Warm Demanders
High standards, held with care and enforced with consistency
I recently listened to a podcast with Katharine Birbalsingh, founding headteacher of Michaela Community School, shared by a colleague. She is often described in the media as the strictest headteacher in Britain. Listening closely, that is not what I heard. What I heard was clarity, care and consistent follow-through. Much of it resonated strongly with the work we have been doing over the last few years.
It is worth defining what we usually mean by strict. It is generally taken to mean harsh, inflexible, punitive and joyless. Rules for their own sake. Compliance over understanding. Authority that is enforced through fear, volume or positional power. That is not what I recognise in strong teaching and learning cultures, and it is not what I recognised in the conversation in this podcast.
What I see instead is what we call the warm demander.
The term itself comes from the work of educational psychologist Judith Kleinfeld in the 1970s, studying teachers who were most effective with Indigenous students in Alaska. Her insight was pretty simple yet powerful. The teachers who made the biggest difference were neither permissive nor authoritarian. They were warm and demanding at the same time. High expectations, held within strong relationships.
That idea surfaced in our school when we explored and implemented Social Emotional Learning a few years ago. I came across it again more recently whilst researching behaviour. The conclusion is consistent. Students do best when adults care enough to insist.
A warm demander holds high standards and does not apologise for them. They care deeply about students and therefore insist on behaviours that make learning possible. They are calm, predictable, and consistent. They explain the why, but they do not negotiate the whether. Warmth without demand drifts. Demand without warmth fractures trust. The balance is deliberate.

As well as theory, it has to live in routines, systems and in the agency we give teachers to apply them.
Take punctuality. It is not an admin issue. It is a learning habit. When students arrive late, learning is disrupted. So we have become explicit now:
Two lates trigger a catch-up
Three or more lates lead to an after-school detention
An ‘If this, then that…’ approach, like speed cameras - you speed, you get a ticket. You’re late twice (or more), there is a consequence.

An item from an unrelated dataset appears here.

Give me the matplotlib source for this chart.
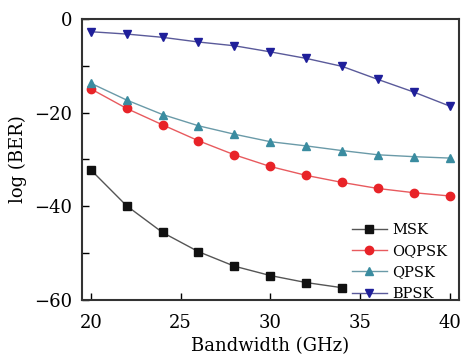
import matplotlib
matplotlib.use("Agg")
import matplotlib.pyplot as plt
from matplotlib.ticker import MultipleLocator

bandwidth = [20, 22, 24, 26, 28, 30, 32, 34, 36, 38, 40]
msk = [-32.2, -39.9, -45.6, -49.7, -52.8, -54.8, -56.3, -57.4]
oqpsk = [-14.9, -19.1, -22.6, -26.0, -29.0, -31.5, -33.4, -34.9, -36.2, -37.1, -37.8]
qpsk = [-13.7, -17.3, -20.4, -22.8, -24.6, -26.2, -27.1, -28.1, -29.0, -29.4, -29.7]
bpsk = [-2.7, -3.2, -3.9, -4.9, -5.7, -7.0, -8.4, -10.1, -12.9, -15.6, -18.6]

plt.rcParams['font.family'] = ['DejaVu Serif']

fig = plt.figure(figsize=(4.62, 3.6), dpi=100)
ax = fig.add_axes([0.177, 0.167, 0.816, 0.780])

series = [
    ("MSK", bandwidth[:len(msk)], msk, 's', '#111111', '#555555'),
    ("OQPSK", bandwidth, oqpsk, 'o', '#e82328', '#e85a5e'),
    ("QPSK", bandwidth, qpsk, '^', '#3a8ca0', '#6a9aa8'),
    ("BPSK", bandwidth, bpsk, 'v', '#1f1f9a', '#5a5a9a'),
]
for name, xs, ys, mk, mc, lc in series:
    ax.plot(xs, ys, color=lc, lw=1.0, marker=mk, markersize=6,
            markerfacecolor=mc, markeredgecolor=mc, label=name)

ax.set_xlim(19.5, 40.5)
ax.set_ylim(-60, 0)
ax.xaxis.set_major_locator(MultipleLocator(5))
ax.yaxis.set_major_locator(MultipleLocator(20))
ax.yaxis.set_minor_locator(MultipleLocator(10))
ax.tick_params(which='both', direction='in', length=5, width=1, labelsize=13)
ax.tick_params(axis='x', pad=10)
ax.tick_params(axis='y', pad=7)
for s in ax.spines.values():
    s.set_linewidth(1.5)
    s.set_color('#333333')

ax.set_xlabel("Bandwidth (GHz)", fontsize=13, labelpad=4)
ax.set_ylabel("log (BER)", fontsize=13, labelpad=5)

ax.legend(loc='lower right', bbox_to_anchor=(1.005, -0.05), frameon=False,
          fontsize=10.5, handlelength=2.4, handletextpad=0.4, labelspacing=0.5)

fig.savefig("out.png", dpi=100)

We have applied the same approach to wearing ID tags, a safeguarding issue we needed to fix. We are clear that they matter because they signal belonging, safety and respect. Forgetting or losing one has a consequence:
First forgotten ID tag is a 10-minute, same-day detention
Each subsequent incident escalates by 10 minutes
The fourth in a term results in parents being brought in
Clear systems matter. But who holds them matters more.

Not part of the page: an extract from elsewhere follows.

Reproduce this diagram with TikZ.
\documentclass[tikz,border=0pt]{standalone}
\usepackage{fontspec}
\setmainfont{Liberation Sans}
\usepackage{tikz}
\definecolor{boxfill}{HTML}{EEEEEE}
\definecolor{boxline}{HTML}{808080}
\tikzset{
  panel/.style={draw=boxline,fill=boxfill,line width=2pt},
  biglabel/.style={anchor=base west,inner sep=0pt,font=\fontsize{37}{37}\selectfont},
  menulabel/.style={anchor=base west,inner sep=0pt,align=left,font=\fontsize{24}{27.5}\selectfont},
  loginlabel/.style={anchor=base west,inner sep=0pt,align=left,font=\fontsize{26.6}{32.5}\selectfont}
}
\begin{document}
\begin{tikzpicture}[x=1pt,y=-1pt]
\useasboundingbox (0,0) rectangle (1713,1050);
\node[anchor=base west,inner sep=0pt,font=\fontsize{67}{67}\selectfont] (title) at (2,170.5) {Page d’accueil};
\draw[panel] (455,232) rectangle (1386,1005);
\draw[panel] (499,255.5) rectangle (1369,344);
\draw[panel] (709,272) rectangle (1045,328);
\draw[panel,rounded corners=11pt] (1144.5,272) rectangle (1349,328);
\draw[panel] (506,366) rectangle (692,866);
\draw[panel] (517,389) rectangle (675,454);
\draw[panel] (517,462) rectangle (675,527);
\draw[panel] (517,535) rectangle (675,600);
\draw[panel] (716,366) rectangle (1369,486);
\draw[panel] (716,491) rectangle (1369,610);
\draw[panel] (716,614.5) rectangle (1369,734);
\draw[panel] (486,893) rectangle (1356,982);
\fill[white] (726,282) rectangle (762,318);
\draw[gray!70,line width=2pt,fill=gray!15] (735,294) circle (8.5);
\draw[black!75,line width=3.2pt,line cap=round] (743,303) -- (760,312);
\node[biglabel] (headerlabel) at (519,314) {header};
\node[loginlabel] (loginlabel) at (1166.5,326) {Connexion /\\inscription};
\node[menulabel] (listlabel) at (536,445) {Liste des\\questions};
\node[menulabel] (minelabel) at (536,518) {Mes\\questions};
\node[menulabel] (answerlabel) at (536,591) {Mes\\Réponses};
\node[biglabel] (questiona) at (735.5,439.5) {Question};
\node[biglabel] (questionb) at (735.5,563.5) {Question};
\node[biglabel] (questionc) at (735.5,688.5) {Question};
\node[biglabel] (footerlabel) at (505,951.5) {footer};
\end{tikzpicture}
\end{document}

For a period, we had leaned heavily on faceless processes and automated emails. They were the first step in moving the needle on undesirable behaviours and they did work. Efficient, yes. Human, less so. So, we have deliberately moved more of this work back into the hands of tutors and teachers. The system provides the structure. The adults provide the relationship.
A simple question like, “What happened to make you late?” can open a dialogue. It gives the student space to explain and the adult a chance to listen. The interaction builds trust and is far more likely to lead to behaviour change, or the necessary understanding. The expectation remains firm, but it is delivered by someone who knows the student and has the ability to respond with both judgement and care.

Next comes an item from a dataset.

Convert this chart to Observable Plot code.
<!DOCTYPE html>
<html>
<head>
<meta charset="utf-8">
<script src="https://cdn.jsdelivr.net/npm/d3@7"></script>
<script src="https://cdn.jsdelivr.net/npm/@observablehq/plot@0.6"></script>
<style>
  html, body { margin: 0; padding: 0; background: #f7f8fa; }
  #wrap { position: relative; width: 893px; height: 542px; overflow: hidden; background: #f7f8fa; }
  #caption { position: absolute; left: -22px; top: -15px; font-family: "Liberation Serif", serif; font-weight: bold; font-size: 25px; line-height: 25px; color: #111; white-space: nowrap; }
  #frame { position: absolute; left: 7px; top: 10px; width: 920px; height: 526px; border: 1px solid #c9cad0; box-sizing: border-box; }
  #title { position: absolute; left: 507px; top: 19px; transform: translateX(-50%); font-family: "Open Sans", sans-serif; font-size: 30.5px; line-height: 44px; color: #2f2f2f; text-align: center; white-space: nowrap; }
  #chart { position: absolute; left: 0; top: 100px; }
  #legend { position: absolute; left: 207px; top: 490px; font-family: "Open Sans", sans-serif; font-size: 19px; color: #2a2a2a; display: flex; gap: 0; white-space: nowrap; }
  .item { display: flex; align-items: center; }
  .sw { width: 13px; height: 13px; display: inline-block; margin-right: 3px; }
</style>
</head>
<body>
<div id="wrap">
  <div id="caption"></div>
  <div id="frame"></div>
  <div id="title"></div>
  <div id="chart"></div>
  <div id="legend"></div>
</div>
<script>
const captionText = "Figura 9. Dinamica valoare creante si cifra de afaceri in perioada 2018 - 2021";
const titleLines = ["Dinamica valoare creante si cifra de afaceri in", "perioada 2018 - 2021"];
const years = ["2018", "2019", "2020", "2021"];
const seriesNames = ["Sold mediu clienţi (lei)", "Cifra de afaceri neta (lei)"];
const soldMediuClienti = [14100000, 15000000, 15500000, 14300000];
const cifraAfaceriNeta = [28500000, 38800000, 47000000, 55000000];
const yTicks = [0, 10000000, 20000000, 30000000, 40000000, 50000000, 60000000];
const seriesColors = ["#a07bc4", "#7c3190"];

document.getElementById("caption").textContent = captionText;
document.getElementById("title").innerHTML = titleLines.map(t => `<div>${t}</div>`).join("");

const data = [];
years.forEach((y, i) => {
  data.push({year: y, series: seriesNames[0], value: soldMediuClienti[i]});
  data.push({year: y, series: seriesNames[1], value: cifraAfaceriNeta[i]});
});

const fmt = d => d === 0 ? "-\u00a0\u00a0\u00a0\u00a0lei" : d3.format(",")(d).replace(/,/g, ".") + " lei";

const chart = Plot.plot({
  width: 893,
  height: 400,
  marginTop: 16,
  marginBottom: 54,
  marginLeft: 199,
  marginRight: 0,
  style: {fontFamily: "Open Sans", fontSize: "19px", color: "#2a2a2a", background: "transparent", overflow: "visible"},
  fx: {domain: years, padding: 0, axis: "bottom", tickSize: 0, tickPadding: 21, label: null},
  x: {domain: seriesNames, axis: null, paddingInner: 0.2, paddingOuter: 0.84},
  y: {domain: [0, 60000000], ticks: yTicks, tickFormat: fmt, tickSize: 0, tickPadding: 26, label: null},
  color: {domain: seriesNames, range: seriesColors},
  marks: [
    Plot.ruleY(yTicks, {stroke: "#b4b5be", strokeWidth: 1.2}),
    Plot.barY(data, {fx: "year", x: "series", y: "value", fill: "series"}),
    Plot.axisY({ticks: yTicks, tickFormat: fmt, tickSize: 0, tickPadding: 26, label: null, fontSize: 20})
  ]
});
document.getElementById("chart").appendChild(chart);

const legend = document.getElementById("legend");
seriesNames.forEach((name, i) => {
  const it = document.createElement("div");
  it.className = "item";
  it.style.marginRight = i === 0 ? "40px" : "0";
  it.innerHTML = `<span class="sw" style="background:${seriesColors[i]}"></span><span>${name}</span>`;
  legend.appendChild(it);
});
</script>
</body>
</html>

This is teacher agency in practice. Teachers are not bypassed by systems. They are supported by them. The system removes ambiguity and protects consistency, allowing teachers to focus on care, coaching and follow-through and follow-up.
Routines need to be taught, rehearsed and protected. Attendance and punctuality are core conditions for teaching and learning. Corrections need to be calm and consistent. Certainty matters more than severity. Follow-through does need to be relentless (but always human) if it is to work. And it does appear to be working for us.
Care, in this model, is not indulgence. Care is insisting on the standard because you believe the student can meet it. Care is holding the line, every time, so no one is guessing where it sits. There will always be exceptions, and this is where teacher judgement, agency, professionalism and care are paramount. Expectations remain high, and students are supported to meet them. And, in my experience, they do want to.
Behaviour, teaching and learning, and care are not separate domains. Behaviour systems exist to protect learning. Attendance is a curriculum issue because knowledge builds over time and absence creates gaps that compound. Punctuality is culture made visible. Consistency is a form of kindness. Poor habits need to be broken, and we have to care enough to help students become better for themselves and for their futures.
So I don’t think enforcing rules is necessarily strict, it is just being a warm demander.


Thank you for this, Mark.
This article is a powerful articulation of a warm demander in practice at your school.
From a leadership perspective, two questions feel especially pivotal:
How do we sustain warmth as a non-negotiable when staff capacity, confidence, and emotional load inevitably vary across a school?
And how do we design systems that create certainty and consistency without quietly displacing professional judgement, so clarity doesn’t drift back into compliance?
Both feel foundational. If warmth erodes under pressure, or systems begin to do the relational work for us, the model risks becoming something it never intended to be.